Despite the chaotic environment, Lady Isolte had quickly found her social circle among the other prodigies.

"I'm clearly the winner!" Isolte's voice carried across the training ground, her competitive spirit fully engaged.

"Absolutely not! Since I defeated you, the victory belongs to me!" Nina Farion's retort was equally passionate.

"But I won against Eris!" Isolte countered.

"And you lost to me!" Nina shot back.

The three young women had been engaged in this circular argument for hours. Lady Isolte, who had managed to defeat the renowned Sword Saint Eris Boreas Greyrat. Nina Farion, daughter of the Sword God himself, who had bested Lady Isolte but fallen to Eris. And Eris, whose wild combat style had proven effective against Nina but insufficient against Isolte's refined technique.

Since each had defeated one of the others, determining a definitive ranking had become an exercise in futility. They'd repeated their three-way tournaments countless times, but the results remained frustratingly inconsistent.

"Well, let's leave them to their debate and attend to our own training, Jino."

"Right, let's go..."

Jino Britts was another oddity in this place—someone whose talent was undeniable but whose passion burned too low to fuel true greatness.

He possessed remarkable natural ability, reaching the peak of advanced rank in all three major sword styles with what appeared to be minimal effort.

His problem wasn't lack of skill but lack of drive.

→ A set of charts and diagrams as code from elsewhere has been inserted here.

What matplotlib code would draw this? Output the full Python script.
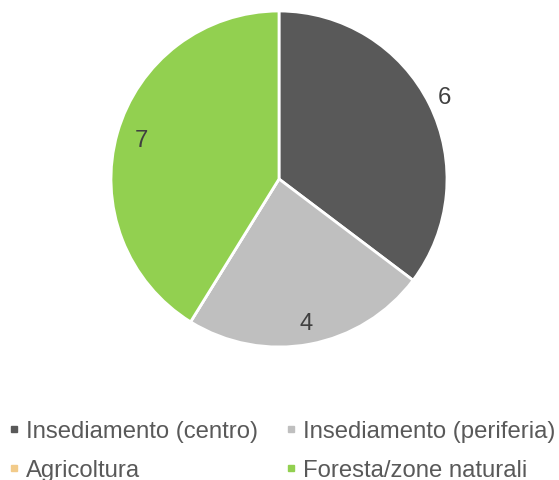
import numpy as np
import matplotlib
matplotlib.use("Agg")
import matplotlib.pyplot as plt
from matplotlib.lines import Line2D

plt.rcParams['font.family'] = ['Liberation Sans', 'DejaVu Sans']

categories = ["Insediamento (centro)", "Insediamento (periferia)",
              "Agricoltura", "Foresta/zone naturali"]
values = [6, 4, 0, 7]
colors = ["#595959", "#BFBFBF", "#F2CB8A", "#92D050"]
label_r = [1.10, 0.87, 0.87, 0.85]
txt = "#404040"
fs = 17.2

fig = plt.figure(figsize=(5.59, 4.81), dpi=100)
W, H = 559, 481
cx, cy, r = 279, 180, 168
ax = fig.add_axes([(cx - r) / W, (H - cy - r) / H, 2 * r / W, 2 * r / H])

ax.pie(values, colors=colors, startangle=90, counterclock=False, radius=1,
       wedgeprops=dict(edgecolor="white", linewidth=2))
ax.set_xlim(-1, 1)
ax.set_ylim(-1, 1)
ax.set_aspect("equal")
ax.axis("off")

# data labels
total = sum(values)
start = 90.0
for v, lr in zip(values, label_r):
    span = 360.0 * v / total
    if v > 0:
        mid = np.deg2rad(start - span / 2)
        ax.text(lr * np.cos(mid), lr * np.sin(mid), str(v), ha="center",
                va="center", fontsize=fs, color=txt)
    start -= span

order = [0, 2, 1, 3]
handles = [Line2D([], [], marker="s", linestyle="none", markersize=5,
                  color=colors[i]) for i in order]
labels = [categories[i] for i in order]
fig.legend(handles, labels, ncol=2, loc="center left", bbox_to_anchor=(8 / W, 0.061),
           frameon=False, fontsize=fs, labelcolor="#595959",
           handlelength=0.5, handletextpad=0.25, columnspacing=1.15,
           labelspacing=0.7, borderpad=0, borderaxespad=0)

fig.savefig("out.png", dpi=100)
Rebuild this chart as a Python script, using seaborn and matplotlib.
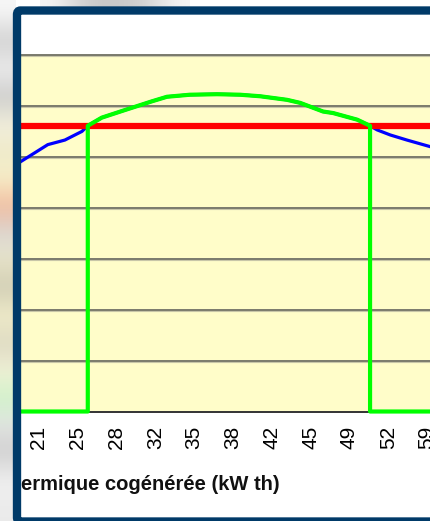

Without the burning desire that pushed others to transcend their limits, he remained forever on the threshold of Saint rank.

He possessed Touki, but it lacked the intensity that separated true masters from merely skilled practitioners.

I envied him even as I pitied his wasted potential. At least he had something to waste.

My own talents were embarrassingly mundane. Four years of dedicated sword training had yielded intermediate proficiency at best—a level that talented children could achieve in half the time.

Age had made learning the fundamentals more difficult, my body too set in its ways to easily adopt new movement patterns.

What I had improved during my time here were my cooking and cleaning abilities. If there was a tournament for domestic skills, I might actually have had a chance at victory.

Pathetic.

My days followed a comfortable routine: morning conversations with Jino, evening meal preparation for Lady Isolte, and countless hours of inadequate sword practice in between. It was a peaceful existence, almost pleasant in its predictability.

Until the day everything changed.

"A dungeon..." Jino's voice was barely a whisper, but the horror in his tone made my blood freeze.

The structure had appeared without warning—a massive stone edifice that hadn't existed the previous day.

Ancient symbols covered its surface, glowing with an unsettling light that hurt to look at directly.

From within its depths emerged creatures unlike anything in our world's bestiary. They moved with unnatural grace, their bodies radiating energy that felt fundamentally wrong—not mana, not Touki, but something else entirely. Something that made the air itself taste of copper and despair.

The monsters fell upon the Holy Land like a plague of nightmares, their alien power cutting through even Saint-ranked defenders as if their years of training meant nothing at all.

The screaming began almost immediately.